I don’t have good tools yet, just the basic stuff they give you in school. I’m not tall enough to cut hair comfortably, I have to strain and tiptoe through every cut. I’m older than my coworkers and yet have so much more to learn. And most of all, this isn’t school anymore. It’s not a delightful surprise that I have some talent- it’s expected. I have an intuitive sense about hair but my technique is still so lacking, especially because a lot of what I learned in school is not how it’s done in salons.
I felt seized by a sickening dread, the thought that I was going to have to go back there the next day and do it all over again. But this is my dream job, this is what I’ve been striving for all these years. It’s finally here! So why am I filled with dread? Suddenly I realized, it’s because I want this so much that I’m dreading it. Because I know I have to continue, I have to go through with it, no matter how uncomfortable it is. In the past, starting a new job has always been difficult but I have a mantra I can usually fall back on to lessen the anxiety: “This doesn’t really matter to me.” There’s always a nice little buffer of detachment, keeping my real self slightly separate so that I don’t have to care too much. I noticed myself start to do that with this job and I had to stop and say, “Uh oh. This does matter to me. I do care about it. I have to, hokey pokey style, put my whole self in.” This is a hard thing, and I can’t not do it. I have to follow through.
And then I realized that people all over the world since the dawn of humanity have had to face this, often to a much more drastic degree. The Native American going through a coming of age ritual. The actor starring in his first stage play. The doctor performing her first surgery. The new kid starting Freshman year in a different country. The professor teaching her first college course. Your education and training can often take you only so far, after that you just have to take the leap and embrace the crushing discomfort at being a beginner, at the bottom with so much mountain to climb.

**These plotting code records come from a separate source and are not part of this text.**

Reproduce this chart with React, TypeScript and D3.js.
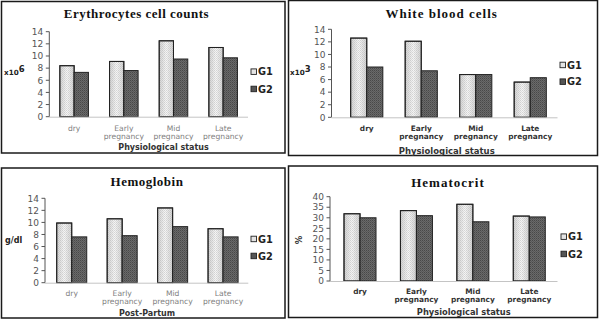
import React from "react";
import * as d3 from "d3";

const categories = ["dry", "Early pregnancy", "Mid pregnancy", "Late pregnancy"];
const seriesNames = ["G1", "G2"];

const rbcG1 = [8.4, 9.1, 12.5, 11.4];
const rbcG2 = [7.3, 7.6, 9.5, 9.7];
const wbcG1 = [12.6, 12.1, 6.8, 5.6];
const wbcG2 = [8.0, 7.4, 6.8, 6.3];
const hbG1 = [9.9, 10.6, 12.4, 8.95];
const hbG2 = [7.6, 7.8, 9.3, 7.6];
const hctG1 = [31.9, 33.4, 36.4, 30.8];
const hctG2 = [30.0, 31.0, 28.1, 30.4];

const ticks14 = [0, 2, 4, 6, 8, 10, 12, 14];
const ticks40 = [0, 5, 10, 15, 20, 25, 30, 35, 40];

type Cfg = {
  title: string;
  g1: number[];
  g2: number[];
  ticks: number[];
  xTitle: string;
  yLabel: string;
  ySup?: string;
  rotateY?: boolean;
  bold: boolean;
  box: [number, number, number, number];
  axisX: number;
  band: [number, number];
  yRange: [number, number];
  pad: number;
  titleX: number;
  titleY: number;
  titleSp: number;
  yLabelX: number;
  yLabelY: number;
  xLabY: number;
  xTitleX: number;
  xTitleY: number;
  xTitleSize: number;
  legX: number;
  legY: [number, number];
};

const panels: Cfg[] = [
  {
    title: "Erythrocytes cell counts", g1: rbcG1, g2: rbcG2, ticks: ticks14,
    xTitle: "Physiological status", yLabel: "x10", ySup: "6", bold: false,
    box: [1.5, 1.5, 283.5, 151.5], axisX: 49.3, band: [49.3, 248], yRange: [116.7, 31.7], pad: 0.425,
    titleX: 136.5, titleY: 17.5, titleSp: 0.5, yLabelX: 4, yLabelY: 75,
    xLabY: 130.5, xTitleX: 163.5, xTitleY: 150, xTitleSize: 8,
    legX: 251, legY: [71.7, 89],
  },
  {
    title: "White blood cells", g1: wbcG1, g2: wbcG2, ticks: ticks14,
    xTitle: "Physiological status", yLabel: "x10", ySup: "3", bold: true,
    box: [288.5, 0.5, 309, 155], axisX: 331.5, band: [339.5, 557.5], yRange: [117.3, 29.3], pad: 0.41,
    titleX: 441.7, titleY: 18, titleSp: 1, yLabelX: 290, yLabelY: 75,
    xLabY: 130.5, xTitleX: 446.7, xTitleY: 153.5, xTitleSize: 8.5,
    legX: 560, legY: [65, 81.7],
  },
  {
    title: "Hemoglobin", g1: hbG1, g2: hbG2, ticks: ticks14,
    xTitle: "Post-Partum", yLabel: "g/dl", bold: false,
    box: [1.5, 168, 283.5, 150], axisX: 45, band: [46.5, 248.3], yRange: [282.7, 198.3], pad: 0.405,
    titleX: 147, titleY: 185.5, titleSp: 0.5, yLabelX: 5, yLabelY: 243,
    xLabY: 295.5, xTitleX: 147, xTitleY: 315.5, xTitleSize: 8,
    legX: 251, legY: [239, 256],
  },
  {
    title: "Hematocrit", g1: hctG1, g2: hctG2, ticks: ticks40,
    xTitle: "Physiological status", yLabel: "%", rotateY: true, bold: true,
    box: [288.5, 166, 309, 151.5], axisX: 330, band: [331.8, 557.5], yRange: [281, 196.7], pad: 0.433,
    titleX: 448, titleY: 186.5, titleSp: 1, yLabelX: 299, yLabelY: 240,
    xLabY: 293.5, xTitleX: 463.7, xTitleY: 314.5, xTitleSize: 8.3,
    legX: 561, legY: [236.7, 254],
  },
];

const sans = "'DejaVu Sans', Verdana, sans-serif";
const serif = "'Liberation Serif', 'Times New Roman', serif";

function Panel({ c }: { c: Cfg }) {
  const maxT = c.ticks[c.ticks.length - 1];
  const y = d3.scaleLinear().domain([0, maxT]).range(c.yRange);
  const x = d3
    .scaleBand<string>()
    .domain(categories)
    .range(c.band)
    .paddingInner(c.pad)
    .paddingOuter(c.pad / 2);
  const xs = d3.scaleBand<string>().domain(seriesNames).range([0, x.bandwidth()]);
  const vals = [c.g1, c.g2];
  const [bx, by, bw, bh] = c.box;
  return (
    <g>
      <rect x={bx} y={by} width={bw} height={bh} fill="#fff" stroke="#1a1a1a" strokeWidth={1.5} />
      <text x={c.titleX} y={c.titleY} textAnchor="middle" fontFamily={serif} fontWeight="bold"
        fontSize={13} letterSpacing={c.titleSp} fill="#111">{c.title}</text>
      <line x1={c.axisX} x2={c.axisX} y1={y(maxT)} y2={y(0)} stroke="#555" strokeWidth={1} />
      {c.ticks.map((t) => (
        <g key={t}>
          <line x1={c.axisX - 3.5} x2={c.axisX} y1={y(t)} y2={y(t)} stroke="#555" strokeWidth={1} />
          <text x={c.axisX - 6} y={y(t)} dy="0.36em" textAnchor="end" fontFamily={sans}
            fontSize={9} fill="#555">{t}</text>
        </g>
      ))}
      {categories.map((cat, i) =>
        seriesNames.map((s, j) => {
          const v = vals[j][i];
          const x0 = (x(cat) as number) + (xs(s) as number);
          return (
            <g key={cat + s}>
              <rect x={x0} y={y(v)} width={xs.bandwidth()} height={y(0) - y(v)}
                fill={j === 0 ? "url(#gG1)" : "url(#pG2)"} stroke="#222" strokeWidth={1} />
              {j === 0 && (
                <rect x={x0} y={y(v)} width={xs.bandwidth()} height={y(0) - y(v)}
                  fill="url(#pG1)" stroke="#222" strokeWidth={1} />
              )}
            </g>
          );
        })
      )}
      <line x1={c.axisX} x2={c.band[1]} y1={y(0) + 0.5} y2={y(0) + 0.5} stroke="#c4c4c4" strokeWidth={1} />
      {categories.map((cat) => {
        const cx = (x(cat) as number) + x.bandwidth() / 2;
        const parts = cat.split(" ");
        return (
          <text key={cat} textAnchor="middle" fontFamily={sans}
            fontSize={c.bold ? 7.4 : 7.6} fontWeight={c.bold ? "bold" : "normal"}
            fill={c.bold ? "#333" : "#808080"}>
            {parts.map((p, k) => (
              <tspan key={k} x={cx} y={c.xLabY + k * 8.8}>{p}</tspan>
            ))}
          </text>
        );
      })}
      <text x={c.xTitleX} y={c.xTitleY} textAnchor="middle" fontFamily={sans} fontWeight="bold"
        fontSize={c.xTitleSize} fill="#333">{c.xTitle}</text>
      {c.rotateY ? (
        <text x={c.yLabelX} y={c.yLabelY} textAnchor="middle" dy="0.35em" fontFamily={sans}
          fontWeight="bold" fontSize={8.5} fill="#333"
          transform={`rotate(-90 ${c.yLabelX} ${c.yLabelY})`}>{c.yLabel}</text>
      ) : (
        <text x={c.yLabelX} y={c.yLabelY} fontFamily={sans} fontWeight="bold" fontSize={c.ySup ? 7.2 : 8}
          fill="#222">
          {c.yLabel}
          {c.ySup && <tspan dy={-3.5} fontSize={8.5}>{c.ySup}</tspan>}
        </text>
      )}
      {seriesNames.map((s, j) => (
        <g key={s}>
          <rect x={c.legX} y={c.legY[j] - 2.8} width={5.5} height={5.5}
            fill={j === 0 ? "#e4e4e4" : "#555"} stroke="#222" strokeWidth={0.9} />
          <text x={c.legX + 7} y={c.legY[j]} dy="0.36em" fontFamily={sans} fontWeight="bold"
            fontSize={9.8} fill="#222">{s}</text>
        </g>
      ))}
    </g>
  );
}

export default function App() {
  return (
    <svg width={600} height={327} style={{ position: "absolute", left: 0, top: 0, background: "#fff" }}>
      <defs>
        <linearGradient id="gG1" x1="0" x2="1" y1="0" y2="0">
          <stop offset="0" stopColor="#d2d2d2" />
          <stop offset="0.5" stopColor="#f6f6f6" />
          <stop offset="1" stopColor="#d2d2d2" />
        </linearGradient>
        <pattern id="pG1" width="2" height="2" patternUnits="userSpaceOnUse">
          <rect x="0" y="0" width="1" height="1" fill="#9a9a9a" opacity="0.35" />
          <rect x="1" y="1" width="1" height="1" fill="#9a9a9a" opacity="0.25" />
        </pattern>
        <pattern id="pG2" width="2" height="2" patternUnits="userSpaceOnUse">
          <rect width="2" height="2" fill="#6a6a6a" />
          <rect x="0" y="0" width="1" height="1" fill="#484848" />
          <rect x="1" y="1" width="1" height="1" fill="#585858" />
        </pattern>
      </defs>
      {panels.map((c) => (
        <Panel key={c.title} c={c} />
      ))}
    </svg>
  );
}
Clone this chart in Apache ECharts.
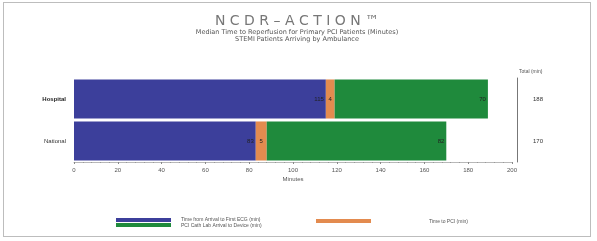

After two days at my dream job I felt so envious of my past self, the one who just worked at Guero and spent time with her family and barely left her neighborhood. “Why would I ever leave that comfort to pursue this difficult thing??” I couldn’t imagine. Oh yeah, because I love it. Because I want to grow. Because part of being an alive human is pursuing challenges, strengthening the weak parts of yourself. Is that what they call “grit”? That ability to get through something tough, to come out stronger and smarter. To know that it will get easier. To realize that it’s the most cowardly part of you that resists growth and change- the fear of the unknown stiffening your reach, slowing your feet, closing your eyes.
Then I heard another voice gradually become louder. “How cool, you don’t know that much! That means you get to learn all this new stuff! That means you get to experience that amazing feeling of growing and changing every day of your life! That means your senses are alert and you get to stay young and you won’t get all dry and stale from not taking any risks! Savor the tender, raw delicacy of it! Savor your ignorance, your fresh wonder! The world is cracking open for you, let it crack you with it! Be broken! Be lost! Don’t be in such a hurry to find yourself! Be curious! Be unpredictable! Be open to possibility! We’re all babies in some way or another! Be a baby! Be proud to be a baby!” This is what the wise old Buddhist in me shouts.